School defends invitations to ex-Trump adviser and protesters, citing its ‘commitment to free expression’

In this file photo taken on December 5, 2017, Steve Bannon speaks at a campaign event for Republican Senatorial candidate Roy Moore at Oak Hollow Farm in Fairhope, Alabama. (AFP Photo/Getty Images North America/Joe Raedle)
In this file photo taken on December 5, 2017, Steve Bannon speaks at a campaign event for Republican Senatorial candidate Roy Moore at Oak Hollow Farm in Fairhope, Alabama. (AFP Photo/Getty Images North America/Joe Raedle)

CHICAGO — A Chicago university’s invitation to US President Donald Trump’s former adviser Steve Bannon to speak has sparked backlash from students and faculty urging the school to withdraw its offer.

As of early Friday, 44 professors at the prestigious University of Chicago — where Trump’s predecessor Barack Obama once taught law — had signed an open letter calling on the invitation to be rescinded.

Hundreds of students also protested Thursday, shouting chants including “stop inviting fascists here,” according to the university’s student newspaper the Chicago Maroon, which first reported the invitation.

Business professor Luigi Zingales invited Bannon and announced that the former White House strategist had accepted — though no date had been set.

Zingales said in a Facebook post that while he did not support the views of the hard-line nationalist who sought to shake up US domestic and foreign policy, his views had nevertheless resonated and made an impact on American politics and therefore were worth hearing.

“I can hardly think of a more important issue for new citizens and business leaders of the world than the backlash against globalization and immigration that is taking place not just in America, but in all the Western World,” Zingales said.

“Mr.

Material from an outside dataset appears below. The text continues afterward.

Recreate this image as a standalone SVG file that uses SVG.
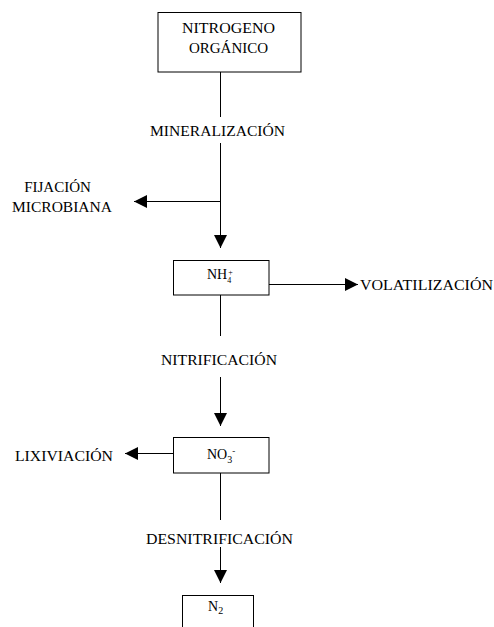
<svg xmlns="http://www.w3.org/2000/svg" width="494" height="627" viewBox="0 0 494 627">
<defs>
<style>
.c{text-anchor:middle}
.box{fill:#fff;stroke:#000;stroke-width:1}
.ln{stroke:#000;stroke-width:1;fill:none}
</style>
<marker id="ah" viewBox="0 0 10 10" refX="10" refY="5" markerWidth="14" markerHeight="13" markerUnits="userSpaceOnUse" orient="auto">
<path d="M0,0 L10,5 L0,10 Z" fill="#000"/>
</marker>
</defs>
<rect width="494" height="627" fill="#fff"/>
<g id="connectors">
<line class="ln" x1="220.5" y1="72" x2="220.5" y2="117"/>
<line class="ln" x1="220.5" y1="143" x2="220.5" y2="248" marker-end="url(#ah)"/>
<line class="ln" x1="220.5" y1="201.5" x2="134" y2="201.5" marker-end="url(#ah)"/>
<line class="ln" x1="269" y1="284.5" x2="358" y2="284.5" marker-end="url(#ah)"/>
<line class="ln" x1="220.5" y1="295" x2="220.5" y2="336"/>
<line class="ln" x1="220.5" y1="377" x2="220.5" y2="426" marker-end="url(#ah)"/>
<line class="ln" x1="173" y1="453.5" x2="125" y2="453.5" marker-end="url(#ah)"/>
<line class="ln" x1="220.5" y1="473" x2="220.5" y2="520"/>
<line class="ln" x1="220.5" y1="547" x2="220.5" y2="583" marker-end="url(#ah)"/>
</g>
<g id="labels">
<text class="c" x="217.5" y="136" font-family="Liberation Serif" font-size="15" textLength="135" lengthAdjust="spacingAndGlyphs">MINERALIZACIÓN</text>
<text class="c" x="57.5" y="192" font-family="Liberation Serif" font-size="15">FIJACIÓN</text>
<text class="c" x="62" y="212" font-family="Liberation Serif" font-size="15" textLength="100" lengthAdjust="spacingAndGlyphs">MICROBIANA</text>
<text x="360" y="290" font-family="Liberation Serif" font-size="15" textLength="133" lengthAdjust="spacingAndGlyphs">VOLATILIZACIÓN</text>
<text class="c" x="219" y="365" font-family="Liberation Serif" font-size="15" textLength="116" lengthAdjust="spacingAndGlyphs">NITRIFICACIÓN</text>
<text x="15" y="461" font-family="Liberation Serif" font-size="15" textLength="98" lengthAdjust="spacingAndGlyphs">LIXIVIACIÓN</text>
<text class="c" x="219.5" y="544" font-family="Liberation Serif" font-size="15" textLength="147" lengthAdjust="spacingAndGlyphs">DESNITRIFICACIÓN</text>
</g>
<g id="node-nitrogeno">
<rect class="box" x="158" y="12.5" width="143" height="59.5"/>
<text class="c" x="228.5" y="33" font-family="Liberation Serif" font-size="15" textLength="93" lengthAdjust="spacingAndGlyphs">NITROGENO</text>
<text class="c" x="228.5" y="53" font-family="Liberation Serif" font-size="15">ORGÁNICO</text>
</g>
<g id="node-nh4">
<rect class="box" x="173.5" y="260.5" width="95.5" height="34.5"/>
<text x="207" y="279" font-family="Liberation Serif" font-size="14">NH<tspan dy="4" font-size="8">4</tspan><tspan dx="-3" dy="-8" font-size="8">+</tspan></text>
</g>
<g id="node-no3">
<rect class="box" x="173.5" y="437.5" width="95.5" height="35.5"/>
<text x="207" y="459" font-family="Liberation Serif" font-size="14">NO<tspan dy="4" font-size="10">3</tspan><tspan dy="-9" font-size="9">-</tspan></text>
</g>
<g id="node-n2">
<rect class="box" x="182.5" y="595.5" width="71" height="40"/>
<text x="208" y="611" font-family="Liberation Serif" font-size="14">N<tspan dy="3" font-size="10">2</tspan></text>
</g>
</svg>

Bannon has come to interpret and represent this backlash in America.”

Luigi Zingales (CC BY 2.0, USV, Wikipedia)

In the open letter, opposing professors said the invitation is misguided and threatens to legitimize positions that “represent neither reasonable speech nor evidence-based and rigorous intellectual inquiry.”

“Moreover, he is a founding board member of and, until very recently, had been an executive at the media company Breitbart, espousing the most detestable facets of the so-called ‘alt-right’ movement,” the letter said.

The University of Chicago released a statement saying it supported Zingales’s right to invite Bannon and detractors’ right to protest, “as part of our commitment to free expression.”

US President Donald Trump and then-White House chief strategist Steve Bannon are seen in the State Dining Room of the White House, February 3, 2017. (AP Photo/Evan Vucci)

Last August firebrand Bannon, the architect of the Republican leader’s shock 2016 presidential victory, made a high-profile exit from the White House.

He then found himself isolated after infuriating Trump by making unflattering comments about the president that were recorded in the incendiary book “Fire and Fury: Inside the Trump White House,” by Michael Wolff.

According to the book, Bannon said that a pre-election meeting involving Trump’s eldest son Donald Jr. and a Kremlin-linked Russian lawyer was “treasonous.”

Bannon stepped down from Breitbart and lost the support of the Mercer family, wealthy conservative power brokers.